Note: These are very basic commands for MultiGML, and the detailed options for each command can be found in the documentation.

  1. Hyperparameter Optimization

    The following command applies bayesian hyperparameter optimization and selects the best hyperparameters. Set the argument --use_attention=False for using the MultiGML-RGCN variant, set it to True for using the MultiGML-RGAT variant. Set the --which_features argument to 'full' for using the multimodal features, set it to 'random' for using the basic features.

    $ python -m multigml linkpredict run-opt --which_graph='complete' --n_trials=1 --use_cuda=False --n_epochs=30 --pruner='hyperband' --max_resource=30 --min_resource=1 --reduction_factor=4 --evaluate_every=1 --n_splits=1 --data_set_split='<repository_path>/multigml/data/data_set_split/extended_trimmed_kg' --eval_edge_type='side-effect' --eval_edge_type_inv='side-effect_inverse' --which_features='full' --average='weighted' --calculate_etype_metrics=False --mlflow_experiment_name='<mlflow_experiment_name>' --optuna_study_name='<optuna_study_name>' --use_attention=False 
    
  2. Training

    The following command trains the model with the best hyperparameters and does link prediction. Set the argument --use_attention=False for using the MultiGML-RGCN variant, set it to True for using the MultiGML-RGAT variant. Set the --which_features argument to 'full' for using the multimodal features, set it to 'random' for using the basic features.

    $ python -m multigml linkpredict run --which_graph='complete' --use_cuda=False --n_epochs=100 --evaluate_every=1 --n_splits=1 --data_set_split='<repository_path>/multigml/data/data_set_split/extended_trimmed_kg' --eval_edge_type='side-effect' --eval_edge_type_inv='side-effect_inverse' --which_features='full' --average='weighted' --calculate_etype_metrics=True --best_params='<best_params_path>' --mlflow_experiment_name='<mlflow_name>' --test_run=True --use_attention=False
    
    
  3. Testing

    Use the following command to test your pretrained model. Set the argument --use_attention=False for using the MultiGML-RGCN variant, set it to True for using the MultiGML-RGAT variant. Set the --which_features argument to 'full' for using the multimodal features, set it to 'random' for using the basic features.

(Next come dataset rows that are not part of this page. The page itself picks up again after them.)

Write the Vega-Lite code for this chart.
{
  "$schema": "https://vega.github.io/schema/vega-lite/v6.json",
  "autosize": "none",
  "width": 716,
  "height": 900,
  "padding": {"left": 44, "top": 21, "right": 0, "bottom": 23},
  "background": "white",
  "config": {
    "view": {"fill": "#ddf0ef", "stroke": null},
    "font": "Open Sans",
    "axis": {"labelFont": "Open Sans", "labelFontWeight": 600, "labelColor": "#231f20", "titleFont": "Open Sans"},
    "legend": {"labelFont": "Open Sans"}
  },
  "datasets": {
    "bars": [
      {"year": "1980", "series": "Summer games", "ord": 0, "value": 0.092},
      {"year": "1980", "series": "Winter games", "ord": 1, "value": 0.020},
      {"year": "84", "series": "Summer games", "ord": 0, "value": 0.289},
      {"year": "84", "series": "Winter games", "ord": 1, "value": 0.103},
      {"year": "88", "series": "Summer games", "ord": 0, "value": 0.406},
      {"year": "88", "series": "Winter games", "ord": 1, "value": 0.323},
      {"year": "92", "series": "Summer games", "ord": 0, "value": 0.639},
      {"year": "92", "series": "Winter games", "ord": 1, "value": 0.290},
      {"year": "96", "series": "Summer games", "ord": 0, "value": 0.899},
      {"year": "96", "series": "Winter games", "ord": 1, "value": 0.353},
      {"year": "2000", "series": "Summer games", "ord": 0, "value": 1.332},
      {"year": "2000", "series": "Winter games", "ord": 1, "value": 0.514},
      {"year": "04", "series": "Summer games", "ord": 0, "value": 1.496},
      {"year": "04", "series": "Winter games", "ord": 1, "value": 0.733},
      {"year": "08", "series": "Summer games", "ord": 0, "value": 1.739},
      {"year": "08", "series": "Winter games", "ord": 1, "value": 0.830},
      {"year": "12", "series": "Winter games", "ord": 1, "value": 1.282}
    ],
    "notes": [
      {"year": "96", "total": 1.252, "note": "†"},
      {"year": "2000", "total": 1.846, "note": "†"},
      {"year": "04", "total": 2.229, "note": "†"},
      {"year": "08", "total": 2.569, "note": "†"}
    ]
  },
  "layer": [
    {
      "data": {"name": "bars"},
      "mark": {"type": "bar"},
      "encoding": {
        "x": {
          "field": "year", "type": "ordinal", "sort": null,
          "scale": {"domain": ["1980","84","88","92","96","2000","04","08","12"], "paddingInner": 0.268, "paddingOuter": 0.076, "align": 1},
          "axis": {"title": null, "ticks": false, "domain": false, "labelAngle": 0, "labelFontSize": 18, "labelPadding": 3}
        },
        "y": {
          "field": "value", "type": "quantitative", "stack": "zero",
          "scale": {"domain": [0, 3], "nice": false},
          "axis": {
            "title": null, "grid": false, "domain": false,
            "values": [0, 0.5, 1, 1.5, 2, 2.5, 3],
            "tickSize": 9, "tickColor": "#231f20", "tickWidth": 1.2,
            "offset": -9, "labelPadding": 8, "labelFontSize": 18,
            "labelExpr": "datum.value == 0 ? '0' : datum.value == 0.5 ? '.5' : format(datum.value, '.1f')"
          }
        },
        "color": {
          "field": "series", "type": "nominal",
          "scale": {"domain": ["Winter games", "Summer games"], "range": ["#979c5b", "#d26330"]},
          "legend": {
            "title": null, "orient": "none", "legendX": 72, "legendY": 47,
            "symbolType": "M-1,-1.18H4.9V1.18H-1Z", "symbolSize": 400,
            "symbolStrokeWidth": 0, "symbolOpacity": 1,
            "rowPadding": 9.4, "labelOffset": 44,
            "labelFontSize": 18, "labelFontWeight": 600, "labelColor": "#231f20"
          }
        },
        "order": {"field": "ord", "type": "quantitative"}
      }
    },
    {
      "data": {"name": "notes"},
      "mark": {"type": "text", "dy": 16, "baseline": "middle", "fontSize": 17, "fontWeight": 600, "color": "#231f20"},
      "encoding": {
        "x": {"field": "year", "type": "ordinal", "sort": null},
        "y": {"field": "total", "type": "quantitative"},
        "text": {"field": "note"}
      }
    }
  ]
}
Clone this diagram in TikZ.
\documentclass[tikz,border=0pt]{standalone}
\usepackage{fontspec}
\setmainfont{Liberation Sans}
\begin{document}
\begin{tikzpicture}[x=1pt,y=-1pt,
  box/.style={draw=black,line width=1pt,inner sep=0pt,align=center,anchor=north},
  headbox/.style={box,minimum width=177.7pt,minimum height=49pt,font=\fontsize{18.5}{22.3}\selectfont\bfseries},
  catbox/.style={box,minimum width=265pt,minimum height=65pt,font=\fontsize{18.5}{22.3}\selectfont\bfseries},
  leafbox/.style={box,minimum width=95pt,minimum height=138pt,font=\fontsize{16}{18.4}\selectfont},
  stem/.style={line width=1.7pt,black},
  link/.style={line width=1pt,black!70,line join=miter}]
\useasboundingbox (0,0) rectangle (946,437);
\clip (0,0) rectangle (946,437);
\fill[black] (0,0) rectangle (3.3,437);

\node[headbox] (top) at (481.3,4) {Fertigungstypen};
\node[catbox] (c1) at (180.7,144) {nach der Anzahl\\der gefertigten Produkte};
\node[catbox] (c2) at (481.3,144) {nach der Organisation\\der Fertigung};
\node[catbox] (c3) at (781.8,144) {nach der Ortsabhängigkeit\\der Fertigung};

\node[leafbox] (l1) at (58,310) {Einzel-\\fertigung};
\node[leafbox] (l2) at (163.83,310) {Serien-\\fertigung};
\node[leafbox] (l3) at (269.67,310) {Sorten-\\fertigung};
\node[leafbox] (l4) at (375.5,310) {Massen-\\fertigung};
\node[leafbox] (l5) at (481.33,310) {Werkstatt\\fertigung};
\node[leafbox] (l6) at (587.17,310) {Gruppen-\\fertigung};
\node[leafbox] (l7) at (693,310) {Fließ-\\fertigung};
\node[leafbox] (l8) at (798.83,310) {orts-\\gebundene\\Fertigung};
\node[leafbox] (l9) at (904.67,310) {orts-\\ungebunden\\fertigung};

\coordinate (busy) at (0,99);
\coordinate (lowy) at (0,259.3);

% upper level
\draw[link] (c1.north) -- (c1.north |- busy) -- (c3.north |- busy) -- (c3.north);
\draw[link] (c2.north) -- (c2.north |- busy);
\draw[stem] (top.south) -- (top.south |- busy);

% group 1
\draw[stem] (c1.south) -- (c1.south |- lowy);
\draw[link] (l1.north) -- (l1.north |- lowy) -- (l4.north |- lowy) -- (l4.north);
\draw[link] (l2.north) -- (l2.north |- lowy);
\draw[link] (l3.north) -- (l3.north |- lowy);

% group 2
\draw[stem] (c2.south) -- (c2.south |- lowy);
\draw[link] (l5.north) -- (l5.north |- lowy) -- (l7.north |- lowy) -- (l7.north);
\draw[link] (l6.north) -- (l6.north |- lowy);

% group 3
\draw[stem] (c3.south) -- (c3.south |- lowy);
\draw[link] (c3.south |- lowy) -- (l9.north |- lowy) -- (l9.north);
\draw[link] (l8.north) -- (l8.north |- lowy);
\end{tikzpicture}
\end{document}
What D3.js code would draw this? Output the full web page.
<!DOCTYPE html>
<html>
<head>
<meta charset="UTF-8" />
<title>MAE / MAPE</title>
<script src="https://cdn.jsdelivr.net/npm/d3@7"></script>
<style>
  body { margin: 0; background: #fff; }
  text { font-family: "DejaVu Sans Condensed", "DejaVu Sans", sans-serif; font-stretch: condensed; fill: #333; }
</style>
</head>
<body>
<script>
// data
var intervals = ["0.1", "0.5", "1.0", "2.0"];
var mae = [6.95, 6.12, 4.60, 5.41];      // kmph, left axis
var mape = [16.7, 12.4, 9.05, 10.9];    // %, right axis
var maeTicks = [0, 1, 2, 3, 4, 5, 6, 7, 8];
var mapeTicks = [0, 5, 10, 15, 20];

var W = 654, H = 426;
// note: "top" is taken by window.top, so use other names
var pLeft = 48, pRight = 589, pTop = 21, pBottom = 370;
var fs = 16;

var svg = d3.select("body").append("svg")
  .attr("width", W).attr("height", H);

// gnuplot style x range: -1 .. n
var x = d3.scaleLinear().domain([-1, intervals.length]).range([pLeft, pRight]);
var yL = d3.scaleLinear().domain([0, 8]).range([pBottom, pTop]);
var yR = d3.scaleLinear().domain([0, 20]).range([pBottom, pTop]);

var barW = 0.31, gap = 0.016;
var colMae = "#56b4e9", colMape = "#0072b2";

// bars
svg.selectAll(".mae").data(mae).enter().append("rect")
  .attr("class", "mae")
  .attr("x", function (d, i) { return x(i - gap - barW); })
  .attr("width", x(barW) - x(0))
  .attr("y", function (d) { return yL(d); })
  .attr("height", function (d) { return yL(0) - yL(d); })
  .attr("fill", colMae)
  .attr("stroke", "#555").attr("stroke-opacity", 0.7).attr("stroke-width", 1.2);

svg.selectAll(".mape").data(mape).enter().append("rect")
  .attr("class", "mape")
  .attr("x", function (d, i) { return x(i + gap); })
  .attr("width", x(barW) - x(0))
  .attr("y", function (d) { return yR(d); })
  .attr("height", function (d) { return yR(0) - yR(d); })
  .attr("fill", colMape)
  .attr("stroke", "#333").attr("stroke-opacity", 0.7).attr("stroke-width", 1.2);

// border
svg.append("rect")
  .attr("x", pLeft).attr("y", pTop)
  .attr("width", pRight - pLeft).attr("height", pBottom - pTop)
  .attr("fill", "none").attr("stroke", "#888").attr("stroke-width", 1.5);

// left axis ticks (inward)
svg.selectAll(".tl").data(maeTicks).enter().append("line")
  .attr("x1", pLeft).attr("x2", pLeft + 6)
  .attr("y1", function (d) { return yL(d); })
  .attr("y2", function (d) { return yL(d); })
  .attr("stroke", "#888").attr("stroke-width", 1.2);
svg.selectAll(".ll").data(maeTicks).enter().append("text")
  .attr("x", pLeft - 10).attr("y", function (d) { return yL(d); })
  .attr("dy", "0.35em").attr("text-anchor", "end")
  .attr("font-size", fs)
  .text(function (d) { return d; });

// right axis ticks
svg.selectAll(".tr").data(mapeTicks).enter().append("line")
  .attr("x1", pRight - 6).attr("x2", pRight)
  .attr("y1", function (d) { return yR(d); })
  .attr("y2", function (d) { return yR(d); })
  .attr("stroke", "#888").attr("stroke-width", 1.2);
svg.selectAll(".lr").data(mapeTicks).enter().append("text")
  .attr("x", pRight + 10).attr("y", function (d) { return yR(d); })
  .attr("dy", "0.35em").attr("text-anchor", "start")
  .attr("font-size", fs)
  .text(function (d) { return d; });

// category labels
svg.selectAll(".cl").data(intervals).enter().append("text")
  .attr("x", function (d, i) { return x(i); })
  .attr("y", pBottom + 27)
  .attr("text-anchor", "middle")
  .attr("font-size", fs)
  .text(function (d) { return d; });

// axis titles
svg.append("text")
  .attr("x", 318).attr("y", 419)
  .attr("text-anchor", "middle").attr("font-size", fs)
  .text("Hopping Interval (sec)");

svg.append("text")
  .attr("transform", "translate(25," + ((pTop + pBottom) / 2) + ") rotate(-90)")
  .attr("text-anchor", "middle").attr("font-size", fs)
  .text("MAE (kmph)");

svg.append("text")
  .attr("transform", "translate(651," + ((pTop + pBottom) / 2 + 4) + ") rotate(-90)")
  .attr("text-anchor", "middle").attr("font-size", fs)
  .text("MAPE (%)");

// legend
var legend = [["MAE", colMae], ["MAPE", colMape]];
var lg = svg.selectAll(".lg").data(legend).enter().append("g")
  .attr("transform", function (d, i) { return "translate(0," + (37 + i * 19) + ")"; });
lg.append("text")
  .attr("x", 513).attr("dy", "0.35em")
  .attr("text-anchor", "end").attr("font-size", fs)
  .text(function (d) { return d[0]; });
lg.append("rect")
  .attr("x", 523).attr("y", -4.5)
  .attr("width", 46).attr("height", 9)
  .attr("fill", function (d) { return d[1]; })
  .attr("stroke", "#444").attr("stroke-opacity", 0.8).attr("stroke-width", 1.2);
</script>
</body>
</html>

    $ python -m multigml linkpredict run --which_graph='complete' --neg_sample_size=1 --use_cuda=False --batch_size=100 --n_epochs=100  --evaluate_every=1 --n_splits=1 --data_set_split='<repository_path>/multigml/data/data_set_split/extended_trimmed_kg' --verbose=False --eval_edge_type='side-effect' --eval_edge_type_inv='side-effect_inverse' --which_features='full' --average='weighted' --calculate_etype_metrics=True --best_params='<best_params_path>' --mlflow_experiment_name='<mlflow_name>' --test_only_eval_etype=False --test_run=True --use_attention=False --pretrained_model='<pretrained_model_path>'
    

Issues

If you have difficulties using MultiGML, please open an issue at our GitHub repository.

Authors

Sophia Krix*,1,2,3,+, Lauren Nicole DeLong*,1,4, Sumit Madan1,5, Daniel Domingo-Fernández1,3,6, Ashar Ahmad2,7, Sheraz Gul8,9, Andrea Zaliani8,9, Holger Fröhlich1,2,+

1 Department of Bioinformatics, Fraunhofer Institute for Algorithms and Scientific Computing (SCAI), Schloss Birlinghoven, 53757 Sankt Augustin, Germany 2 Bonn-Aachen International Center for Information Technology (B-IT), University of Bonn, 53115 Bonn, Germany 3 Fraunhofer Center for Machine Learning, Germany 4 Artificial Intelligence and its Applications Institute, School of Informatics, University of Edinburgh, 10 Crichton Street, EH8 9AB, UK 5 Department of Computer Science, University of Bonn, 53115 Bonn, Germany 6 Enveda Biosciences, Boulder, CO 80301, USA 7 Grünenthal GmbH, 52099 Aachen, Germany 8 Fraunhofer Institute for Translational Medicine and Pharmacology ITMP, Schnackenburgallee 114, 22525 Hamburg, Germany 9 Fraunhofer Cluster of Excellence for Immune-Mediated Diseases CIMD, Schnackenburgallee 114, 22525 Hamburg, Germany

  • Shared first-authorship

Disclaimer

MultiGML is a scientific software that has been developed in an academic capacity, and thus comes with no warranty or guarantee of maintenance, support, or back-up of data.